Once upon a time, Thiers Botelho thiers@fosfertil-ultrafertil.com.br said:
I couldn't find anything there on the topic ( http://iptables.org/files/changes-iptables-1.2.9.txt ) ; then it downed on
me that the Fedora update was 1.2.9-1.0 - this trailing _1.0_ suffix was nowhere to be found on iptables.org (I might as well have missed something there).
That is how RPM versioning works. The above package breaks down into:
Name: iptables Version: 1.2.9 Release: 1.0
(there is something else called an epoch that can figure in, but don't worry about that right now).
The version is generally the upstream (i.e. people who actually wrote the software) version. The release is something specific to the RPM package. That way, if an error is discovered in the packaging, or the upstream releases a patch (maybe without releasing a new version) or someone else produces a useful patch, the RPM release can be raised without changing the version (because it is still based on the same upstream version).

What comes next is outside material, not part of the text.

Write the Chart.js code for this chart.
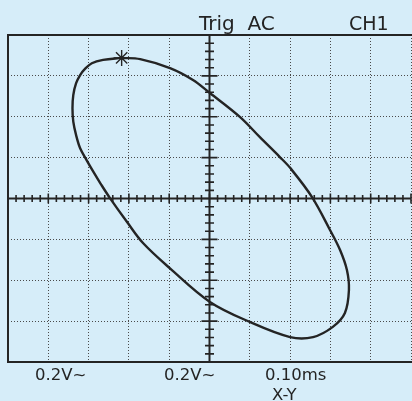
<!DOCTYPE html>
<html>
<head>
<meta charset="utf-8">
<script src="https://cdn.jsdelivr.net/npm/chart.js@4/dist/chart.umd.min.js"></script>
<style>
  html, body { margin: 0; padding: 0; background: #d6edf9; }
  #wrap { width: 412px; height: 401px; position: relative; }
</style>
</head>
<body>
<div id="wrap"><canvas id="scope" width="412" height="401"></canvas></div>
<script>
// X-Y trace, in screen divisions (10 x 8 grid, origin at centre)
var traceX = [-2.18, -1.72, -0.98, -0.41, 0.01, 0.76, 1.25, 1.74, 2.00, 2.54, 2.99, 3.24, 3.41, 3.46,
              3.36, 3.06, 2.57, 2.00, 1.00, 0.01, -0.98, -1.65, -2.05, -2.47, -2.70, -2.88, -3.05,
              -3.21, -3.31, -3.38, -3.40, -3.38, -3.31, -3.21, -3.09, -2.92, -2.64, -2.18];
var traceY = [3.44, 3.41, 3.19, 2.90, 2.58, 1.99, 1.50, 1.02, 0.75, 0.04, -0.77, -1.26, -1.75, -2.24,
              -2.80, -3.14, -3.39, -3.39, -3.02, -2.53, -1.71, -1.09, -0.57, 0.01, 0.36, 0.65, 0.94,
              1.23, 1.55, 1.88, 2.21, 2.53, 2.82, 3.02, 3.17, 3.31, 3.39, 3.44];

// cursor marker
var markerX = [-2.18];
var markerY = [3.44];

// screen readouts
var topLabels = ["Trig  AC", "CH1"];
var bottomLabels = ["0.2V~", "0.2V~", "0.10ms", "X-Y"];

var ink = "#242424";

function toPoints(xs, ys) {
  return xs.map(function (x, i) { return { x: x, y: ys[i] }; });
}

// frame, centre graticule with tick marks, and readout text
var scopePlugin = {
  id: "scope",
  beforeDatasetsDraw: function (chart) {
    var ctx = chart.ctx, xs = chart.scales.x, ys = chart.scales.y;
    var a = chart.chartArea;
    var cx = xs.getPixelForValue(0), cy = ys.getPixelForValue(0);
    ctx.save();
    ctx.strokeStyle = ink;
    ctx.lineWidth = 2;
    ctx.beginPath();
    ctx.moveTo(cx, a.top); ctx.lineTo(cx, a.bottom);
    ctx.moveTo(a.left, cy); ctx.lineTo(a.right, cy);
    ctx.stroke();
    ctx.lineWidth = 1.6;
    ctx.beginPath();
    for (var i = -25; i <= 25; i++) {
      var px = xs.getPixelForValue(i / 5);
      var h = i % 5 === 0 ? 5 : 3.5;
      ctx.moveTo(px, cy - h); ctx.lineTo(px, cy + h);
    }
    for (var j = -20; j <= 20; j++) {
      var py = ys.getPixelForValue(j / 5);
      var w = j % 5 === 0 ? 8 : 4.5;
      ctx.moveTo(cx - w, py); ctx.lineTo(cx + w, py);
    }
    ctx.stroke();
    ctx.restore();
  },
  afterDraw: function (chart) {
    var ctx = chart.ctx, a = chart.chartArea;
    ctx.save();
    ctx.strokeStyle = ink;
    ctx.lineWidth = 2;
    ctx.beginPath();
    ctx.moveTo(chart.width, a.top); ctx.lineTo(a.left, a.top);
    ctx.lineTo(a.left, a.bottom); ctx.lineTo(chart.width, a.bottom);
    ctx.stroke();

    ctx.fillStyle = ink;
    ctx.textBaseline = "alphabetic";
    ctx.font = "20px 'DejaVu Sans'";
    ctx.fillText(topLabels[0], 199, 29.5);
    ctx.font = "19px 'DejaVu Sans'";
    ctx.fillText(topLabels[1], 349, 29.5);
    ctx.font = "16.5px 'DejaVu Sans'";
    ctx.fillText(bottomLabels[0], 35, 380);
    ctx.fillText(bottomLabels[1], 164, 380);
    ctx.fillText(bottomLabels[2], 265, 380);
    ctx.fillText(bottomLabels[3], 272, 400);
    ctx.restore();
  }
};

var chart = new Chart(document.getElementById("scope").getContext("2d"), {
  type: "scatter",
  data: {
    datasets: [
      {
        label: "trace",
        data: toPoints(traceX, traceY),
        showLine: true,
        tension: 0.35,
        borderColor: ink,
        borderWidth: 2.4,
        pointRadius: 0,
        fill: false
      },
      {
        label: "marker",
        data: toPoints(markerX, markerY),
        pointStyle: "star",
        pointRadius: 8,
        borderColor: ink,
        borderWidth: 1.4,
        backgroundColor: ink
      }
    ]
  },
  options: {
    responsive: false,
    animation: false,
    layout: { autoPadding: false, padding: { left: 8, right: 1, top: 35, bottom: 39 } },
    plugins: { legend: { display: false }, tooltip: { enabled: false } },
    scales: {
      x: {
        type: "linear", min: -5, max: 5,
        ticks: { display: false, stepSize: 1 },
        grid: { color: "#4a4a4a", lineWidth: 1, drawTicks: false },
        border: { display: false, dash: [1, 2] }
      },
      y: {
        type: "linear", min: -4, max: 4,
        ticks: { display: false, stepSize: 1 },
        grid: { color: "#4a4a4a", lineWidth: 1, drawTicks: false },
        border: { display: false, dash: [1, 2] }
      }
    }
  },
  plugins: [scopePlugin]
});
</script>
</body>
</html>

For example, say a bug is found in the current FC1 iptables package. Maybe that bug is FC specific, or the upstream maintainers don't consider it necessary to release 1.2.10 at this point. Instead, the package maintainer (someone at Red Hat right now, but that won't always be true) can release a new RPM, iptables-1.2.9-1.1 (or iptables-1.2.9-2). This is still a package based on the iptables.org 1.2.9 version, but a new release of that package for FC1.